▸ **REQUIREMENT**
Quote the data exactly, first line to the line containing "plt.rcParams['font.size'] = 8", with no pictures.

▸ **DATA BLOCK**

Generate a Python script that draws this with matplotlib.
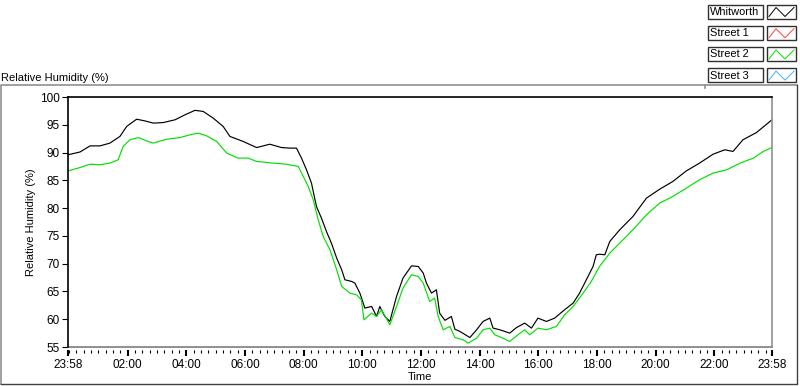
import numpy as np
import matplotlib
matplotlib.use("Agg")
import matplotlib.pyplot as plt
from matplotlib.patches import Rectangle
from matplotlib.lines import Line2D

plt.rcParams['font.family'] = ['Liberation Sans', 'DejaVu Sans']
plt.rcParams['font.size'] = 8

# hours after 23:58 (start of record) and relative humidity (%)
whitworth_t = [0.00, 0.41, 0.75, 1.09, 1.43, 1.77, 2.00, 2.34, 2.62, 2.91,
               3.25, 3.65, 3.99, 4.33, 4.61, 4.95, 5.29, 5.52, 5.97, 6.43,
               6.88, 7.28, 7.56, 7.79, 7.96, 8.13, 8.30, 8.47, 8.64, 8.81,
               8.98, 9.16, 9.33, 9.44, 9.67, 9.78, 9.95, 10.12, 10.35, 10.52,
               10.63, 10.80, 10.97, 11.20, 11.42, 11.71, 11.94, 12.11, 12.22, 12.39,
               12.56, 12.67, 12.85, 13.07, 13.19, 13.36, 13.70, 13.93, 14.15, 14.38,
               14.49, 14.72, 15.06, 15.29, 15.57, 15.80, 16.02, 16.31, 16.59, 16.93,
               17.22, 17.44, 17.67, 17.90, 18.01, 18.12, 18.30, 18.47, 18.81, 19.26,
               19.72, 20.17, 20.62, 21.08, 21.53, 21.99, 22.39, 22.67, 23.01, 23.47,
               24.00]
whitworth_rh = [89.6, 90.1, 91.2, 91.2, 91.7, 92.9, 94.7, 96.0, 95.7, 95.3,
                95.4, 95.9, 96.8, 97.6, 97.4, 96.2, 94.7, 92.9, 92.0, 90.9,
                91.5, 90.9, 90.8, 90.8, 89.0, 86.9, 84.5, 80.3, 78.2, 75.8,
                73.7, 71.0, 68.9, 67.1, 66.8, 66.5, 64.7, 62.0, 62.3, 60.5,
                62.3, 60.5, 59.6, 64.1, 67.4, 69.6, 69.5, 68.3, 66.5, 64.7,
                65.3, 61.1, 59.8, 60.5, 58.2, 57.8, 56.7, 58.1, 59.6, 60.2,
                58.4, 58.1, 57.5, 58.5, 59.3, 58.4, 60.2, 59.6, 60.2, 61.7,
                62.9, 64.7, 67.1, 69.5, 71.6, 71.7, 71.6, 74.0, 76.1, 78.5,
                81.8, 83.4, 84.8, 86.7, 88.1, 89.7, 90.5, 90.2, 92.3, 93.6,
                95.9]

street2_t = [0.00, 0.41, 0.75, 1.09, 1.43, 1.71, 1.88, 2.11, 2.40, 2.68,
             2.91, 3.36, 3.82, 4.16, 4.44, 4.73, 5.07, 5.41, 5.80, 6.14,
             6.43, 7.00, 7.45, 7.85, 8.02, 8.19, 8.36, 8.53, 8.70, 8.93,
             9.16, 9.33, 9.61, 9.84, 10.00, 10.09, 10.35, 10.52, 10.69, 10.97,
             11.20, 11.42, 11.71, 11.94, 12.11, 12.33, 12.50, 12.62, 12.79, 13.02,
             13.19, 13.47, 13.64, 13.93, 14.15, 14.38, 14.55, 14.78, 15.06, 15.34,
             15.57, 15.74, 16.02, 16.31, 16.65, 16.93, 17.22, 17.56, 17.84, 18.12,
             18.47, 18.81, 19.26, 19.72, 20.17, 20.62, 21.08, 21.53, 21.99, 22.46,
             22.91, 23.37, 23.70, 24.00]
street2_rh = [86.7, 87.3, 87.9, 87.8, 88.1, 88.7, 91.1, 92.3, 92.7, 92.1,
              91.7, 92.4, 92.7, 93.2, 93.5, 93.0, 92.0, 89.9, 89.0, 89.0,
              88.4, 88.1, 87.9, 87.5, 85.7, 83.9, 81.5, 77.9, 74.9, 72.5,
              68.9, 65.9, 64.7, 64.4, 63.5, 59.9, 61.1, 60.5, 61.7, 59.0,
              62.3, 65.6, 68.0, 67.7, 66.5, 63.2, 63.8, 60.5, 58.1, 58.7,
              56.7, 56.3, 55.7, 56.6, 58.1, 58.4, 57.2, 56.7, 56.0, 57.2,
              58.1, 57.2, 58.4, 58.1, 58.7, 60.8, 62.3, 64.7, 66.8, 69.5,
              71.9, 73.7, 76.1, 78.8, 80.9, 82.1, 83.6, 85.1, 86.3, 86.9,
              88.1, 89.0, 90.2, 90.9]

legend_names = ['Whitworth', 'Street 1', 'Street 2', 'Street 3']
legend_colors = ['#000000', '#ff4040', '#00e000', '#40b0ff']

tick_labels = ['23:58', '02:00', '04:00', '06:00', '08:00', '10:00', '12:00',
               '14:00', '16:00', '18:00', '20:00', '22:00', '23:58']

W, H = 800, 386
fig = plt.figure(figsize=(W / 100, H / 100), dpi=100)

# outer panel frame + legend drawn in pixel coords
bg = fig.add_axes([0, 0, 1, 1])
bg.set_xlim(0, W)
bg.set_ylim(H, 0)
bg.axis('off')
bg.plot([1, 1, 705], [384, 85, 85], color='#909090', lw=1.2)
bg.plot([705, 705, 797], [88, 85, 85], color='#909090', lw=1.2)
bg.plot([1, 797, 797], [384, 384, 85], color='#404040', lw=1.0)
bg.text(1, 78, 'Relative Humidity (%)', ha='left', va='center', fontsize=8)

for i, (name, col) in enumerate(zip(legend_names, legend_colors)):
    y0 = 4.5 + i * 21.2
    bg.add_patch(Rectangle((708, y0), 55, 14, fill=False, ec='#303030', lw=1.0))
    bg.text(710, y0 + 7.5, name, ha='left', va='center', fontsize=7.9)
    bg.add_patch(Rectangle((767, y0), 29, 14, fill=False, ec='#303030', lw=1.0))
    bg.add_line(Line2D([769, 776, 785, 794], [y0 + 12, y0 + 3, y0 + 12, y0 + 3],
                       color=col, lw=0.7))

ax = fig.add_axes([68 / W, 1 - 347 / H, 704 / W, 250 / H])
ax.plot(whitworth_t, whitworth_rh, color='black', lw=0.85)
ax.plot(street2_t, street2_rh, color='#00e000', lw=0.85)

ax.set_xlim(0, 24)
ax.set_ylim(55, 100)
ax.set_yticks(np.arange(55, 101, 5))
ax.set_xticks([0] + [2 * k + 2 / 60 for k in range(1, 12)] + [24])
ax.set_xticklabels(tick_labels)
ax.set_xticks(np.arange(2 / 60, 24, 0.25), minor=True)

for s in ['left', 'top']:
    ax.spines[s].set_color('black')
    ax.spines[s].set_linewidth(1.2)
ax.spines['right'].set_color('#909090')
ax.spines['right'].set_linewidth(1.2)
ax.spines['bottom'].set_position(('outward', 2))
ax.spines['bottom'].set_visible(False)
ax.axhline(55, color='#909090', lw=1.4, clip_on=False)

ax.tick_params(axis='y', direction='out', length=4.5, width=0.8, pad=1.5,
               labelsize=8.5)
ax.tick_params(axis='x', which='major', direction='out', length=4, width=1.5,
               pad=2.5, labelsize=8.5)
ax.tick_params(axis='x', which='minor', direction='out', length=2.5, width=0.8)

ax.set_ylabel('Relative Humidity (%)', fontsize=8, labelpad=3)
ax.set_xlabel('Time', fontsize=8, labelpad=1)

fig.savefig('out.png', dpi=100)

▸ **CORRECT ANSWER**
Generate a Python script that draws this with matplotlib.
import numpy as np
import matplotlib
matplotlib.use("Agg")
import matplotlib.pyplot as plt
from matplotlib.patches import Rectangle
from matplotlib.lines import Line2D

plt.rcParams['font.family'] = ['Liberation Sans', 'DejaVu Sans']
plt.rcParams['font.size'] = 8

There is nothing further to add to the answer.